**Work required**
Locate the line that contains "Recreate this image" and the line that contains "ms=7.5, mew=1.1, color=col)". Copy both of them exactly, together with every line between them, and no others.

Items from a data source
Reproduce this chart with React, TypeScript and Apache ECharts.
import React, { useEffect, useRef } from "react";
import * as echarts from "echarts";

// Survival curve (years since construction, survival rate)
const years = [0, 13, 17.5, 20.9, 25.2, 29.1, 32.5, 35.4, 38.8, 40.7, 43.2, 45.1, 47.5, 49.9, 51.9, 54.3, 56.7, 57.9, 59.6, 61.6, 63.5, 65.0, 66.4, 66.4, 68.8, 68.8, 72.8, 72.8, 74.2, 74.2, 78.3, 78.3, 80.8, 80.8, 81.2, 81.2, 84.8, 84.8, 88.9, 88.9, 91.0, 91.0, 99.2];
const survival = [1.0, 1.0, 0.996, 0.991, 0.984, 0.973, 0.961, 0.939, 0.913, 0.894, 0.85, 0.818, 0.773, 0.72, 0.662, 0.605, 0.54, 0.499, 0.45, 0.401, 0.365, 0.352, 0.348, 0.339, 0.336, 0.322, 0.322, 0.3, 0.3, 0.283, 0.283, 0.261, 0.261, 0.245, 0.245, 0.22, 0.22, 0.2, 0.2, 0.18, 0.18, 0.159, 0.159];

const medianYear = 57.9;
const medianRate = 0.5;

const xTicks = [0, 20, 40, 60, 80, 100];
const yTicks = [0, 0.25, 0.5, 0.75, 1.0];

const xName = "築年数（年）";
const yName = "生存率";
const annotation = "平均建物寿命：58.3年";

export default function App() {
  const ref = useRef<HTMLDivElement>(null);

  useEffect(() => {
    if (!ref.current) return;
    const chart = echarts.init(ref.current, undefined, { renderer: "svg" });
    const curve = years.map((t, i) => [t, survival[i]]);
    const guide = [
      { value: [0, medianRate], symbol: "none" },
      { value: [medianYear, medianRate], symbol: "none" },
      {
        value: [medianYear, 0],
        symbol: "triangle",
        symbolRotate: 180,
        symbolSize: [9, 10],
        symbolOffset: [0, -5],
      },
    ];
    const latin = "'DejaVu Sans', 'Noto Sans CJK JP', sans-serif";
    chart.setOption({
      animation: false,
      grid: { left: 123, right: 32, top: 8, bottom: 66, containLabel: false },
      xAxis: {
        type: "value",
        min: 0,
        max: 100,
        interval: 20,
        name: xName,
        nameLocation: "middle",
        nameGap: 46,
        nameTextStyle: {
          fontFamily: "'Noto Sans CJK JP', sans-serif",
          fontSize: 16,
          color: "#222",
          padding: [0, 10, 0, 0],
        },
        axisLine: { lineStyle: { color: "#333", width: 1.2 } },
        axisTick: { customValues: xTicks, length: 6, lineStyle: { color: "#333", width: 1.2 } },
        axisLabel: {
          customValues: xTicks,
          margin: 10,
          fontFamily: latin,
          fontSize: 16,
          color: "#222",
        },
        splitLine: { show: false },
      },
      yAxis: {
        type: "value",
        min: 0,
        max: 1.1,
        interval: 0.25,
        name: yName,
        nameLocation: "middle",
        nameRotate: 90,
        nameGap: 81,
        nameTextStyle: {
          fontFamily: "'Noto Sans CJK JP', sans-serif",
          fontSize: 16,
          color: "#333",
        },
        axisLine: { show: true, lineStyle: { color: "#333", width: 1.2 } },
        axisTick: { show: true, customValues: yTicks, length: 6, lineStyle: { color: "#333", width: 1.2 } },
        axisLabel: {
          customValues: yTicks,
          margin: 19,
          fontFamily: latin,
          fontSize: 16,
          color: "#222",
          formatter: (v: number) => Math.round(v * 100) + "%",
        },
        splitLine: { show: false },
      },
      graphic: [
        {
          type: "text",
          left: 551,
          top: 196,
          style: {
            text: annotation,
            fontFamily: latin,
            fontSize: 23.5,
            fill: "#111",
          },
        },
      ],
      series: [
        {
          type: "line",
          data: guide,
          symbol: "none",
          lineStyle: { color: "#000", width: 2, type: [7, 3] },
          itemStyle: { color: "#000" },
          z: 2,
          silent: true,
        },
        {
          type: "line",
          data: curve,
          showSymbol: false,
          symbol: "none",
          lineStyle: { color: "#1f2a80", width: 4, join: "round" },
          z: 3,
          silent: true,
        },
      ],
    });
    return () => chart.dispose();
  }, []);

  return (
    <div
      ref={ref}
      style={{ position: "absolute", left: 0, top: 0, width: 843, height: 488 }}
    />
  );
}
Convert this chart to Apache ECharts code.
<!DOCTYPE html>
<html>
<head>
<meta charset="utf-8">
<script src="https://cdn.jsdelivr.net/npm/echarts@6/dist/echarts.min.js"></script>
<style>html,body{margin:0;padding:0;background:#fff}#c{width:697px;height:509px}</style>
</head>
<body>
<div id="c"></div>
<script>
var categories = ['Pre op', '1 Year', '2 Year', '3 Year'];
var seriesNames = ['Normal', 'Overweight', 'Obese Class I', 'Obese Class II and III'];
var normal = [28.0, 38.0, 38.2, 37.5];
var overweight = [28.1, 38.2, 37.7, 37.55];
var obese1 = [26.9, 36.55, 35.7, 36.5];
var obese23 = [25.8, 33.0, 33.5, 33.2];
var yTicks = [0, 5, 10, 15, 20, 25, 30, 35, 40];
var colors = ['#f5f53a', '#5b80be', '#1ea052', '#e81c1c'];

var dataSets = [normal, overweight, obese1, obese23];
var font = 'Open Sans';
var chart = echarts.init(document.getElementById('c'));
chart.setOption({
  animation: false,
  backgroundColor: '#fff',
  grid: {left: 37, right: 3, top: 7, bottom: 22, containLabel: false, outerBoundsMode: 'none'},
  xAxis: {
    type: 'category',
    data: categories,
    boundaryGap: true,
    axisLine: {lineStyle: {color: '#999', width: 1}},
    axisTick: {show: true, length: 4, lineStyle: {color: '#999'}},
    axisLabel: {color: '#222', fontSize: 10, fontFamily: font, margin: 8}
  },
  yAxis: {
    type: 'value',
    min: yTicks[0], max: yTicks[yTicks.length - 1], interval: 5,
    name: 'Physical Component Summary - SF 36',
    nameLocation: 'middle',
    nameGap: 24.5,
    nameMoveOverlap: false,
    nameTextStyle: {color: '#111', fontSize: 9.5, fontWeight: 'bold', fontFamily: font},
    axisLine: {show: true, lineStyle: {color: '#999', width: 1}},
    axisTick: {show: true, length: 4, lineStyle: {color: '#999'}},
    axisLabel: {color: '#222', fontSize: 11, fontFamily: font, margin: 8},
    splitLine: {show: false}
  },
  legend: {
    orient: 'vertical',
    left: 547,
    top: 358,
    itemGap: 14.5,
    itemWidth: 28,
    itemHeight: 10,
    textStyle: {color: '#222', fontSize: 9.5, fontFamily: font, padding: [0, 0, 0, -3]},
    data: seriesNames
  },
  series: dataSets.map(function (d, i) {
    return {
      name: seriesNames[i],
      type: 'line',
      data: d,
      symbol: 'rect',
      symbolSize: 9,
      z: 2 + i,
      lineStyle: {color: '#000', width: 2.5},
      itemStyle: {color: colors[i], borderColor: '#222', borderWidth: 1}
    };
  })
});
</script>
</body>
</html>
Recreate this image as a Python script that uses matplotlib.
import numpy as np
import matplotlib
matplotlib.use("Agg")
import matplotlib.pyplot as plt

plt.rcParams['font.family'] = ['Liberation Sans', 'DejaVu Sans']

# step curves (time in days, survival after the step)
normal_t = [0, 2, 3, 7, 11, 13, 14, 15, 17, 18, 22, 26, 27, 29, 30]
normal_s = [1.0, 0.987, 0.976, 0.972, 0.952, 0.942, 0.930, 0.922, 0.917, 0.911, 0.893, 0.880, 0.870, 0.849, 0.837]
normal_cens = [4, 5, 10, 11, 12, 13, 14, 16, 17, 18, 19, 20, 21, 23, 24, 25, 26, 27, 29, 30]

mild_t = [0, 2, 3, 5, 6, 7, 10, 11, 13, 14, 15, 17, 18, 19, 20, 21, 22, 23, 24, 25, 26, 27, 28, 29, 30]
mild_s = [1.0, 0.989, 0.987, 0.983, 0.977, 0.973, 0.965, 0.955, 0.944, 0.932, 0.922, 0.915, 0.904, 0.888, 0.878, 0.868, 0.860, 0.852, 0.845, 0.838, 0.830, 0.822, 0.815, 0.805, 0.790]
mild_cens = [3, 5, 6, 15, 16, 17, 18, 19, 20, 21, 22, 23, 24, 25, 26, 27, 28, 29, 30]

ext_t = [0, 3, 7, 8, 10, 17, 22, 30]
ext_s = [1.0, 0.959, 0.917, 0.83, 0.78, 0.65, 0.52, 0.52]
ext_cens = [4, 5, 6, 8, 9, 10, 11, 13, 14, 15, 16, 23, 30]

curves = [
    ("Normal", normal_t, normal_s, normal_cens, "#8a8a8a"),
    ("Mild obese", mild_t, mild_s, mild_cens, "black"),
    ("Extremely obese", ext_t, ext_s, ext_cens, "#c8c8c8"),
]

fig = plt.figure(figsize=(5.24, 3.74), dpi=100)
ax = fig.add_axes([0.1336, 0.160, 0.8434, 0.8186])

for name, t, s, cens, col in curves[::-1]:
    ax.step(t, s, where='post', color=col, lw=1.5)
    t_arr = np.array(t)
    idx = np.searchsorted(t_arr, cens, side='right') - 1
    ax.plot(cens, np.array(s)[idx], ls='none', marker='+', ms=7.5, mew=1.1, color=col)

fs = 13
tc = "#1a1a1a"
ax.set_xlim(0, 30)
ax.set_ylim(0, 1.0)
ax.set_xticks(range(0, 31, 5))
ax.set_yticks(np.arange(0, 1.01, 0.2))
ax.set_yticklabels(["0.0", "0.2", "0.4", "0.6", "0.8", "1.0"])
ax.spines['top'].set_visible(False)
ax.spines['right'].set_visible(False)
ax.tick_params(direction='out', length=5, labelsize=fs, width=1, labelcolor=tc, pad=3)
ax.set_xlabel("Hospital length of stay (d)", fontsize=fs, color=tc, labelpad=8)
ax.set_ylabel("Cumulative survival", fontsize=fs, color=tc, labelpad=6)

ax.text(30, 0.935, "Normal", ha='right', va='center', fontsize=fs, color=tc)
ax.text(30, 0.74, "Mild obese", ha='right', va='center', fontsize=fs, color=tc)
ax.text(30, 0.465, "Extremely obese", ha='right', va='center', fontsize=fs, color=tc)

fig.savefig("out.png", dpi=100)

**Solved exercise**
Recreate this image as a Python script that uses matplotlib.
import numpy as np
import matplotlib
matplotlib.use("Agg")
import matplotlib.pyplot as plt

plt.rcParams['font.family'] = ['Liberation Sans', 'DejaVu Sans']

# step curves (time in days, survival after the step)
normal_t = [0, 2, 3, 7, 11, 13, 14, 15, 17, 18, 22, 26, 27, 29, 30]
normal_s = [1.0, 0.987, 0.976, 0.972, 0.952, 0.942, 0.930, 0.922, 0.917, 0.911, 0.893, 0.880, 0.870, 0.849, 0.837]
normal_cens = [4, 5, 10, 11, 12, 13, 14, 16, 17, 18, 19, 20, 21, 23, 24, 25, 26, 27, 29, 30]

mild_t = [0, 2, 3, 5, 6, 7, 10, 11, 13, 14, 15, 17, 18, 19, 20, 21, 22, 23, 24, 25, 26, 27, 28, 29, 30]
mild_s = [1.0, 0.989, 0.987, 0.983, 0.977, 0.973, 0.965, 0.955, 0.944, 0.932, 0.922, 0.915, 0.904, 0.888, 0.878, 0.868, 0.860, 0.852, 0.845, 0.838, 0.830, 0.822, 0.815, 0.805, 0.790]
mild_cens = [3, 5, 6, 15, 16, 17, 18, 19, 20, 21, 22, 23, 24, 25, 26, 27, 28, 29, 30]

ext_t = [0, 3, 7, 8, 10, 17, 22, 30]
ext_s = [1.0, 0.959, 0.917, 0.83, 0.78, 0.65, 0.52, 0.52]
ext_cens = [4, 5, 6, 8, 9, 10, 11, 13, 14, 15, 16, 23, 30]

curves = [
    ("Normal", normal_t, normal_s, normal_cens, "#8a8a8a"),
    ("Mild obese", mild_t, mild_s, mild_cens, "black"),
    ("Extremely obese", ext_t, ext_s, ext_cens, "#c8c8c8"),
]

fig = plt.figure(figsize=(5.24, 3.74), dpi=100)
ax = fig.add_axes([0.1336, 0.160, 0.8434, 0.8186])

for name, t, s, cens, col in curves[::-1]:
    ax.step(t, s, where='post', color=col, lw=1.5)
    t_arr = np.array(t)
    idx = np.searchsorted(t_arr, cens, side='right') - 1
    ax.plot(cens, np.array(s)[idx], ls='none', marker='+', ms=7.5, mew=1.1, color=col)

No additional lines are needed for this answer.